Three core ingredients that will help you ensure your new brand sticks
Have you ever invested a bunch of time and energy in a project but the work just didn’t stick? Take, for example, strategic planning. After months of deep thinking and hard work, it’s a shame when good work ends up sitting on the shelf in a binder, not actually getting implemented. There are few things more frustrating—and unfortunately commonplace—in the nonprofit world, when every day and dollar counts.
When it comes to building a strong nonprofit brand—the type of brand that has equity, that stands out, and that inspires support—the work must take hold internally.
Like the roots of a tree, the deeper and more established they are, the stronger and higher the branches and leaves can grow. If staff are not aligned internally or equipped with the right internal resources, chances are they will hit big roadblocks when trying to communicate externally, diminishing the consistency and expression of the new brand.
Here are three core ingredients to help you build an enduring nonprofit brand that sticks—from the inside out.
1) Brand team.
Building and maintaining a strong nonprofit brand takes a village. Bringing the right people into the process and establishing their ownership of the new brand is integral to getting the work right and ensuring it sticks long-term.

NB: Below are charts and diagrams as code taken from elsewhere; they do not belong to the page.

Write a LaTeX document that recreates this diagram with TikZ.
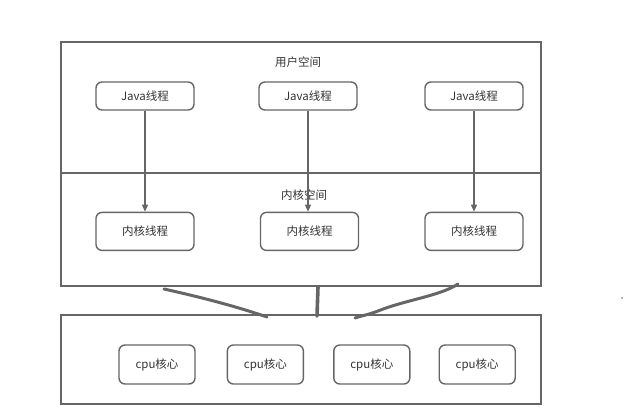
\documentclass[tikz,border=0pt]{standalone}
\usepackage{fontspec}
\setmainfont{Noto Sans CJK SC}
\usetikzlibrary{arrows.meta,positioning}
\definecolor{linegray}{HTML}{666666}
\definecolor{textgray}{HTML}{333333}

\begin{document}
\begin{tikzpicture}[x=1pt, y=-1pt,
  space/.style={rectangle, draw=linegray, line width=1.6pt, minimum width=480pt, inner sep=0pt},
  thread/.style={rectangle, rounded corners=6pt, draw=linegray, line width=1.4pt, minimum width=98pt, text=textgray, font=\fontsize{11.5}{13}\selectfont},
  core/.style={rectangle, rounded corners=6pt, draw=linegray, line width=1.4pt, minimum width=76pt, minimum height=39pt, text=textgray, font=\fontsize{11.5}{13}\selectfont},
  title/.style={text=textgray, font=\fontsize{11.5}{13}\selectfont, inner sep=0pt},
  arrow/.style={-{Triangle[length=7pt,width=6pt]}, line width=1.4pt, draw=linegray},
  scribble/.style={line width=3pt, draw=linegray, line cap=round}
]
\useasboundingbox (0,0) rectangle (629,412);
% three spaces
\node[space, minimum height=131pt] (user) at (301,107.5) {};
\node[space, minimum height=113pt] (kernel) at (301,229.5) {};
\node[space, minimum height=89pt] (cpu) at (301,359.5) {};
\node[title] (usertitle) at (298,62) {用户空间};
\node[title] (kerneltitle) at (304,195) {内核空间};
% user threads
\node[thread, minimum height=28pt] (j1) at (145,96) {Java线程};
\node[thread, minimum height=28pt] (j2) at (308,96) {Java线程};
\node[thread, minimum height=28pt] (j3) at (474,96) {Java线程};
% kernel threads
\node[thread, minimum height=38pt, below=101pt of j1.south, anchor=north] (k1) {内核线程};
\node[thread, minimum height=38pt, below=101pt of j2.south, anchor=north, xshift=1.5pt] (k2) {内核线程};
\node[thread, minimum height=38pt, below=101pt of j3.south, anchor=north] (k3) {内核线程};
\draw[arrow] (j1.south) -- (j1.south |- k1.north);
\draw[arrow] (j2.south) -- (j2.south |- k2.north);
\draw[arrow] (j3.south) -- (j3.south |- k3.north);
% cpu cores
\node[core] (c1) at (157,364.5) {cpu核心};
\node[core, right=31pt of c1] (c2) {cpu核心};
\node[core, right=29pt of c2] (c3) {cpu核心};
\node[core, right=28pt of c3] (c4) {cpu核心};
% freehand strokes
\draw[scribble] (164,289) .. controls (200,297) and (235,306) .. (267,317);
\draw[scribble, line width=3.6pt] (318,287) -- (317,316);
\draw[scribble] (458,284) .. controls (440,296) and (405,300) .. (378,311) .. controls (368,315) and (360,316) .. (355,318);
\fill[linegray] (622,298) circle (0.9pt);
\end{tikzpicture}
\end{document}
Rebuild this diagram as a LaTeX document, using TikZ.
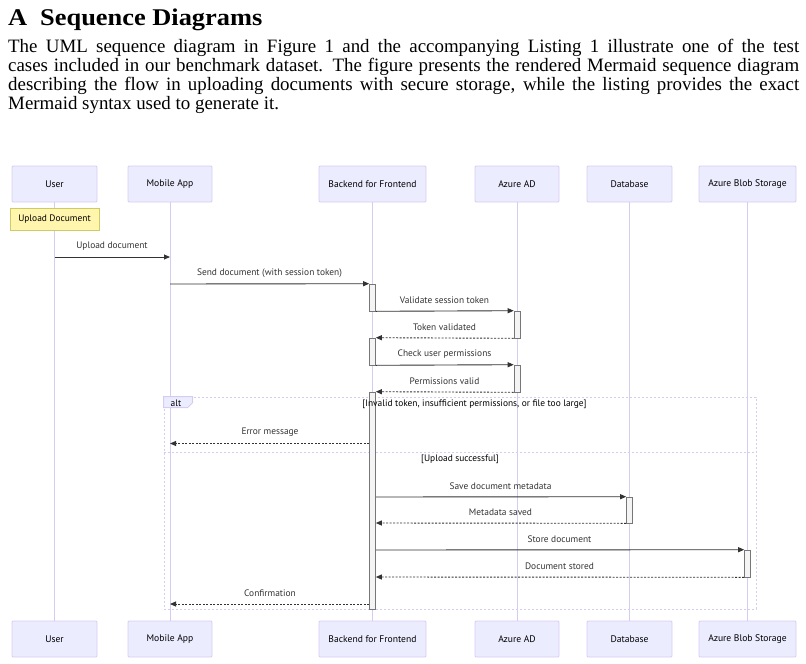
\documentclass[tikz,border=0pt]{standalone}
\usepackage{fontspec}
\setmainfont{Liberation Serif}
\newfontfamily\headfont[FakeStretch=1.1]{Liberation Serif}
\newfontfamily\diag{PT Sans}
\usetikzlibrary{arrows.meta}
\definecolor{actfill}{HTML}{ECECFF}
\definecolor{actline}{HTML}{D6CCF2}
\definecolor{msgcol}{HTML}{333333}
\definecolor{barfill}{HTML}{F4F4F4}
\definecolor{barline}{HTML}{777777}
\definecolor{notefill}{HTML}{FFF5AD}
\definecolor{noteline}{HTML}{CCCC66}
\tikzset{
  dfont/.style={font=\diag\fontsize{9.4}{11}\selectfont},
  actor/.style={font=\diag\fontsize{9.6}{11}\selectfont, draw=actline, fill=actfill, minimum height=36pt, inner sep=0pt, rounded corners=1pt, line width=0.8pt},
  life/.style={draw=actline, line width=0.9pt},
  actbar/.style={draw=barline, fill=barfill, minimum width=6pt, inner sep=0pt, line width=0.6pt},
  msg/.style={draw=msgcol, line width=0.9pt, -{Triangle[length=6pt,width=5pt]}},
  reply/.style={msg, dash pattern=on 2pt off 1.5pt},
  lbl/.style={dfont, text=msgcol, inner sep=0pt},
  altbox/.style={draw=actline, dash pattern=on 2pt off 2pt, line width=0.8pt, inner sep=0pt},
  altlbl/.style={draw=actline, fill=actfill, line width=0.8pt},
  cond/.style={dfont, text=black, inner sep=0pt},
  notebox/.style={dfont, draw=noteline, fill=notefill, line width=0.7pt, inner sep=0pt},
  para/.style={anchor=base west, inner sep=0pt, font=\fontsize{18.9}{19}\selectfont},
  head/.style={anchor=base west, inner sep=0pt, font=\headfont\bfseries\fontsize{24}{28}\selectfont}
}
\begin{document}
\begin{tikzpicture}[x=1pt,y=-1pt]
\useasboundingbox (0,0) rectangle (806,664);
% heading
\node[head] (hA) at (8,25) {A};
\node[head] (hT) at (40,25) {Sequence Diagrams};
% paragraph
\node[para] (p1) at (8,52) {\makebox[791pt][s]{The UML sequence diagram in Figure 1 and the accompanying Listing 1 illustrate one of the test}};
\node[para] (p2) at (8,71) {\makebox[791pt][s]{cases included in our benchmark dataset. The figure presents the rendered Mermaid sequence diagram}};
\node[para] (p3) at (8,90) {\makebox[791pt][s]{describing the flow in uploading documents with secure storage, while the listing provides the exact}};
\node[para] (p4) at (8,109) {Mermaid syntax used to generate it.};
% actors top
\node[actor, minimum width=85pt] (uT) at (54.5,184) {User};
\node[actor, minimum width=84pt] (mT) at (170,184) {Mobile App};
\node[actor, minimum width=107pt] (bT) at (372.5,184) {Backend for Frontend};
\node[actor, minimum width=84pt] (zT) at (517,184) {Azure AD};
\node[actor, minimum width=85pt] (dT) at (629.5,184) {Database};
\node[actor, minimum width=97pt] (sT) at (747.5,184) {Azure Blob Storage};
% actors bottom
\node[actor, minimum width=85pt] (uB) at (54.5,639) {User};
\node[actor, minimum width=84pt] (mB) at (170,639) {Mobile App};
\node[actor, minimum width=107pt] (bB) at (372.5,639) {Backend for Frontend};
\node[actor, minimum width=84pt] (zB) at (517,639) {Azure AD};
\node[actor, minimum width=85pt] (dB) at (629.5,639) {Database};
\node[actor, minimum width=97pt] (sB) at (747.5,639) {Azure Blob Storage};
% lifelines
\draw[life] (uT.south) -- (uB.north);
\draw[life] (mT.south) -- (mB.north);
\draw[life] (bT.south) -- (bB.north);
\draw[life] (zT.south) -- (zB.north);
\draw[life] (dT.south) -- (dB.north);
\draw[life] (sT.south) -- (sB.north);
% note
\node[notebox, minimum width=89pt, minimum height=22pt] (nt) at (54.5,219) {Upload Document};
% alt frame
\node[altbox, minimum width=592pt, minimum height=212pt] (alt) at (460,503) {};
\coordinate (dv) at (0,452);
\draw[altbox] (alt.west |- dv) -- (alt.east |- dv);
\draw[altlbl] (alt.north west) -- ++(29,0) -- ++(0,6) -- ++(-5,5) -- ++(-24,0) -- cycle;
\node[cond] (altT) at (176,403) {alt};
% activation bars
\node[actbar, minimum height=27pt] (a1) at (372.5,297.5) {};
\node[actbar, minimum height=27pt] (a2) at (372.5,351.5) {};
\node[actbar, minimum height=217pt] (a3) at (372.5,500.5) {};
\node[actbar, minimum height=27pt] (z1) at (517,324.5) {};
\node[actbar, minimum height=27pt] (z2) at (517,378.5) {};
\node[actbar, minimum height=26pt] (d1) at (629.5,510) {};
\node[actbar, minimum height=27pt] (s1) at (747.5,563.5) {};
% conditions (on top of bars)
\node[cond] (c1) at (474.5,404) {[Invalid token, insufficient permissions, or file too large]};
\node[cond] (c2) at (460,459.5) {[Upload successful]};
% message rows
\coordinate (y1) at (0,257);
\coordinate (y2) at (0,284);
\coordinate (y7) at (0,443.5);
\coordinate (y8) at (0,497);
\coordinate (y9) at (0,523);
\coordinate (y10) at (0,550);
\coordinate (y11) at (0,577);
\coordinate (y12) at (0,604);
% messages
\draw[msg] (uT |- y1) -- (mT |- y1);
\node[lbl] (l1) at (112,246) {Upload document};
\draw[msg] (mT |- y2) -- (a1.north west);
\node[lbl] (l2) at (269.5,273) {Send document (with session token)};
\draw[msg] (a1.south east) -- (z1.north west);
\node[lbl] (l3) at (444.5,300) {Validate session token};
\draw[reply] (z1.south west) -- (a2.north east);
\node[lbl] (l4) at (444.5,327) {Token validated};
\draw[msg] (a2.south east) -- (z2.north west);
\node[lbl] (l5) at (444.5,354) {Check user permissions};
\draw[reply] (z2.south west) -- (a3.north east);
\node[lbl] (l6) at (444.5,381) {Permissions valid};
\draw[reply] (a3.west |- y7) -- (mT |- y7);
\node[lbl] (l7) at (270,432.5) {Error message};
\draw[msg] (a3.east |- y8) -- (d1.north west);
\node[lbl] (l8) at (500.5,486) {Save document metadata};
\draw[reply] (d1.south west) -- (a3.east |- y9);
\node[lbl] (l9) at (500.5,512) {Metadata saved};
\draw[msg] (a3.east |- y10) -- (s1.north west);
\node[lbl] (l10) at (559.5,539) {Store document};
\draw[reply] (s1.south west) -- (a3.east |- y11);
\node[lbl] (l11) at (559.5,566) {Document stored};
\draw[reply] (a3.west |- y12) -- (mT |- y12);
\node[lbl] (l12) at (270,593) {Confirmation};
\end{tikzpicture}
\end{document}
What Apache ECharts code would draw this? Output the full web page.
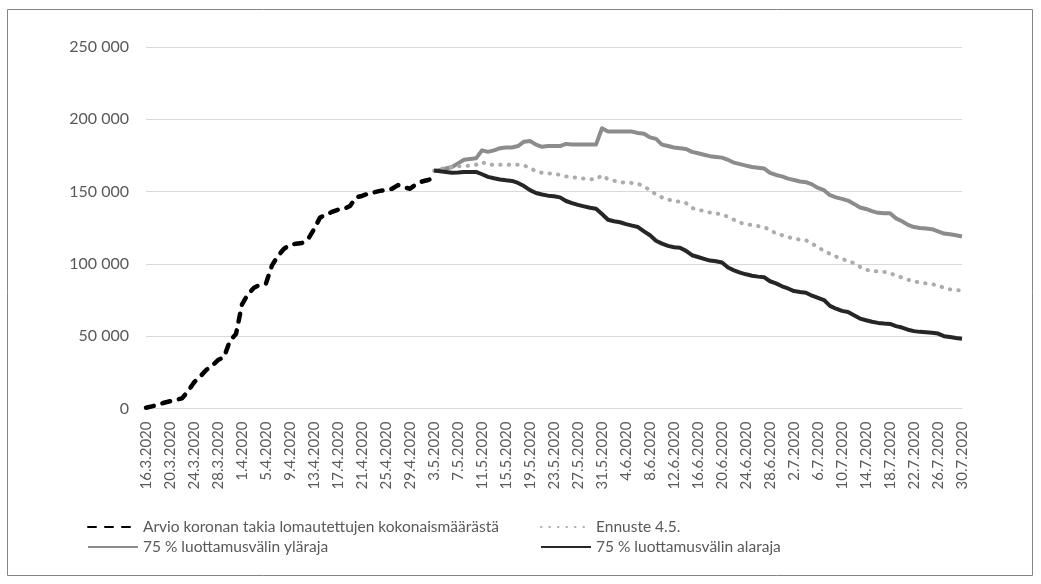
<!DOCTYPE html>
<html>
<head>
<meta charset="utf-8">
<script src="https://cdn.jsdelivr.net/npm/echarts@6/dist/echarts.min.js"></script>
<style>
html,body{margin:0;padding:0;background:#fff;}
#chart{width:1041px;height:584px;}
</style>
</head>
<body>
<div id="chart"></div>
<script>
// Categories: daily dates 16.3.2020 – 30.7.2020
const dates = [
'16.3.2020','17.3.2020','18.3.2020','19.3.2020','20.3.2020','21.3.2020','22.3.2020','23.3.2020','24.3.2020','25.3.2020','26.3.2020','27.3.2020','28.3.2020','29.3.2020','30.3.2020','31.3.2020',
'1.4.2020','2.4.2020','3.4.2020','4.4.2020','5.4.2020','6.4.2020','7.4.2020','8.4.2020','9.4.2020','10.4.2020','11.4.2020','12.4.2020','13.4.2020','14.4.2020','15.4.2020','16.4.2020','17.4.2020','18.4.2020','19.4.2020','20.4.2020','21.4.2020','22.4.2020','23.4.2020','24.4.2020','25.4.2020','26.4.2020','27.4.2020','28.4.2020','29.4.2020','30.4.2020',
'1.5.2020','2.5.2020','3.5.2020','4.5.2020','5.5.2020','6.5.2020','7.5.2020','8.5.2020','9.5.2020','10.5.2020','11.5.2020','12.5.2020','13.5.2020','14.5.2020','15.5.2020','16.5.2020','17.5.2020','18.5.2020','19.5.2020','20.5.2020','21.5.2020','22.5.2020','23.5.2020','24.5.2020','25.5.2020','26.5.2020','27.5.2020','28.5.2020','29.5.2020','30.5.2020','31.5.2020',
'1.6.2020','2.6.2020','3.6.2020','4.6.2020','5.6.2020','6.6.2020','7.6.2020','8.6.2020','9.6.2020','10.6.2020','11.6.2020','12.6.2020','13.6.2020','14.6.2020','15.6.2020','16.6.2020','17.6.2020','18.6.2020','19.6.2020','20.6.2020','21.6.2020','22.6.2020','23.6.2020','24.6.2020','25.6.2020','26.6.2020','27.6.2020','28.6.2020','29.6.2020','30.6.2020',
'1.7.2020','2.7.2020','3.7.2020','4.7.2020','5.7.2020','6.7.2020','7.7.2020','8.7.2020','9.7.2020','10.7.2020','11.7.2020','12.7.2020','13.7.2020','14.7.2020','15.7.2020','16.7.2020','17.7.2020','18.7.2020','19.7.2020','20.7.2020','21.7.2020','22.7.2020','23.7.2020','24.7.2020','25.7.2020','26.7.2020','27.7.2020','28.7.2020','29.7.2020','30.7.2020'
];

// Series names
const nameHistory = 'Arvio koronan takia lomautettujen kokonaismäärästä';
const nameForecast = 'Ennuste 4.5.';
const nameUpper = '75 % luottamusvälin yläraja';
const nameLower = '75 % luottamusvälin alaraja';

// Estimate, 16.3.–3.5. (49 values)
const history = [
500, 1500, 2500, 4000, 5000, 6000, 7000, 12000, 18000, 22000,
26500, 29500, 33500, 35500, 47000, 51500, 72000, 79000, 83500, 85500,
86500, 99000, 105500, 110500, 113000, 114000, 114500, 117000, 124000, 132000,
134000, 136000, 137500, 138000, 140000, 146000, 147000, 148500, 149500, 150500,
151000, 152000, 154500, 153000, 152000, 155000, 157000, 158000, 159500
];

// Forecast series, 3.5.–30.7. (89 values each)
const forecast = [
164500, 165500, 166500, 167000, 167500, 167500, 168000, 168500, 170500, 168500,
168500, 168500, 168500, 168500, 168500, 168000, 166500, 164000, 163000, 162500,
162500, 161500, 160500, 160000, 159500, 159000, 158500, 158500, 161300, 158500,
157500, 156500, 156200, 156000, 155500, 153500, 151000, 148000, 146000, 144500,
143500, 143000, 142000, 138700, 137500, 136500, 135500, 134800, 134300, 132500,
130500, 128500, 127500, 126800, 126200, 125500, 123500, 121000, 119800, 118600,
117500, 116800, 116300, 114000, 111500, 109000, 107000, 105000, 103500, 102000,
100500, 98000, 96000, 95000, 94800, 94500, 93500, 92000, 90500, 89000,
88000, 87000, 86500, 86000, 85000, 83500, 82400, 82000, 81500
];
const upper = [
164500, 165000, 166000, 167000, 169500, 172000, 172500, 173000, 178500, 177500,
178500, 180000, 180500, 180500, 181500, 184500, 185000, 182500, 181000, 181500,
181500, 181500, 183000, 182500, 182500, 182500, 182500, 182500, 193800, 191500,
191500, 191500, 191500, 191500, 190500, 190000, 187500, 186500, 182500, 181500,
180500, 180000, 179500, 177500, 176500, 175500, 174500, 174000, 173500, 172000,
170000, 169000, 168000, 167000, 166500, 166000, 163000, 161500, 160500, 159000,
158000, 157000, 156500, 155000, 152500, 151000, 147500, 146000, 145000, 143800,
141500, 139000, 138000, 136500, 135300, 135000, 135000, 131500, 129500, 127000,
125500, 124800, 124500, 124000, 122500, 121000, 120500, 119800, 119000
];
const lower = [
164500, 164000, 163500, 163000, 163200, 163500, 163600, 163600, 162000, 160200,
159200, 158400, 157800, 157400, 156000, 153800, 151000, 149000, 148000, 147200,
146800, 146000, 143500, 142000, 140800, 139800, 138800, 138200, 134500, 130500,
129500, 128800, 127500, 126500, 125500, 122500, 119800, 116000, 114000, 112500,
111500, 111200, 109000, 106000, 104800, 103500, 102300, 101800, 101000, 97500,
95500, 94000, 92800, 91800, 91200, 90800, 88000, 86500, 84500, 83000,
81200, 80500, 80000, 78000, 76500, 75000, 71000, 69000, 67500, 66800,
64500, 62200, 61000, 60000, 59200, 58800, 58500, 57000, 56000, 54500,
53500, 53000, 52700, 52400, 51800, 50000, 49400, 48800, 48300
];

const yTicks = { min: 0, max: 250000, interval: 50000 };

// Build padded data aligned to the category axis
const n = dates.length;
const histData = history.concat(new Array(n - history.length).fill(null));
const pad = new Array(n - forecast.length).fill(null);
const fcData = pad.concat(forecast);
const upData = pad.concat(upper);
const loData = pad.concat(lower);

const FONT = 'Lato';
const TXT = '#595959';

const chart = echarts.init(document.getElementById('chart'), null, { renderer: 'canvas' });

function legendAt(name, left, top) {
  return {
    data: [name], left: left, top: top, orient: 'horizontal',
    itemWidth: 50, itemHeight: 14, itemGap: 0, selectedMode: false, padding: 0,
    itemStyle: { opacity: 0 },
    textStyle: { fontFamily: FONT, fontSize: 15.5, color: TXT, padding: [0, 0, 0, 0] }
  };
}

const option = {
  animation: false,
  backgroundColor: '#ffffff',
  textStyle: { fontFamily: FONT },
  grid: { left: 146, right: 79, top: 47, bottom: 175.5, containLabel: false, outerBoundsMode: 'none' },
  legend: [
    legendAt(nameHistory, 87, 519),
    legendAt(nameForecast, 540, 519),
    legendAt(nameUpper, 87, 539),
    legendAt(nameLower, 540, 539)
  ],
  xAxis: {
    type: 'category', data: dates, boundaryGap: false,
    axisLine: { show: true, lineStyle: { color: '#d9d9d9', width: 1 } },
    axisTick: { show: false },
    axisLabel: { interval: 3, rotate: 90, margin: 13, fontFamily: FONT, fontSize: 15, color: TXT }
  },
  yAxis: {
    type: 'value', min: yTicks.min, max: yTicks.max, interval: yTicks.interval,
    axisLine: { show: false }, axisTick: { show: false },
    splitLine: { lineStyle: { color: '#d9d9d9', width: 1 } },
    axisLabel: {
      margin: 17, fontFamily: FONT, fontSize: 16, color: TXT,
      formatter: v => String(v).replace(/\B(?=(\d{3})+(?!\d))/g, ' ')
    }
  },
  series: [
    { name: nameHistory, type: 'line', data: histData, symbol: 'none', z: 5,
      lineStyle: { color: '#000000', width: 4.5, type: [8, 9], cap: 'round', join: 'round' },
      itemStyle: { color: '#000000' } },
    { name: nameForecast, type: 'line', data: fcData, symbol: 'none', z: 3,
      lineStyle: { color: '#acacac', width: 4, type: [0.5, 8], cap: 'round', join: 'round' },
      itemStyle: { color: '#acacac' } },
    { name: nameUpper, type: 'line', data: upData, symbol: 'none', z: 2,
      lineStyle: { color: '#8c8c8c', width: 4, join: 'round' },
      itemStyle: { color: '#8c8c8c' } },
    { name: nameLower, type: 'line', data: loData, symbol: 'none', z: 4,
      lineStyle: { color: '#262626', width: 4, join: 'round' },
      itemStyle: { color: '#262626' } }
  ],
  graphic: [{
    type: 'rect', silent: true, z: 0,
    shape: { x: 7.5, y: 9.5, width: 1025, height: 566 },
    style: { fill: 'none', stroke: '#858585', lineWidth: 1 }
  }]
};
chart.setOption(option);
</script>
</body>
</html>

Staff, leadership, and other key stakeholders should be tasked with clear assignments and responsibilities, ideally from the very start of the rebranding process. Brand trainings and clear protocols for using the brand can help, and clear accountability post-launch. Trying to form the right brand team? Take a look at this blog post I wrote a few months back about getting through a rebrand with the right people on board. (Sarah also has some practical tips for engaging Boards in branding efforts.)
2) Brand tools.
Your team also needs the right tools for your brand to stick. This starts with the development of a brand strategy, then the brand assets including a strong visual system and messaging platform. Take a look at Sarah’s primer on the elements that make up your brand and how to create a winning brand strategy. Translate those assets into accessible tools that your team can easily use and apply in their day-to-day work to make it easy to use for staff. This is where a great brand guide is useful, as well as an awesome image bank of pre-approved photography that helps tell your story visually, easy-to-use templates, boilerplate copy, elevator pitch, and other resources that staff, board, and other stakeholders can use to stay on-brand in their work.
3) Brand culture.
For a brand to stick, staff must believe in the relevance and power of branding as a strategy for nonprofits, and their own role in maintaining it. Without this fundamental belief in place, the work will struggle to take hold. Thoughtful stakeholder engagement during a rebrand process, followed by brand education and trainings post-launch, should be part of the equation. Consider a series of informal lunch-and-learn sessions in your conference room on the topic of communications. Circulate articles in advance like the ones we’ve referenced above, or consider watching a pre-recorded webinar like this one to jumpstart the conversation.
Before embarking on your next big project—whether it is a branding initiative, communications strategy, or beyond—think through your plan for getting your efforts to stick. Your organization will need these three key ingredients: a brand team, brand tools, and a brand culture to make sure your rebrand truly takes root and endures.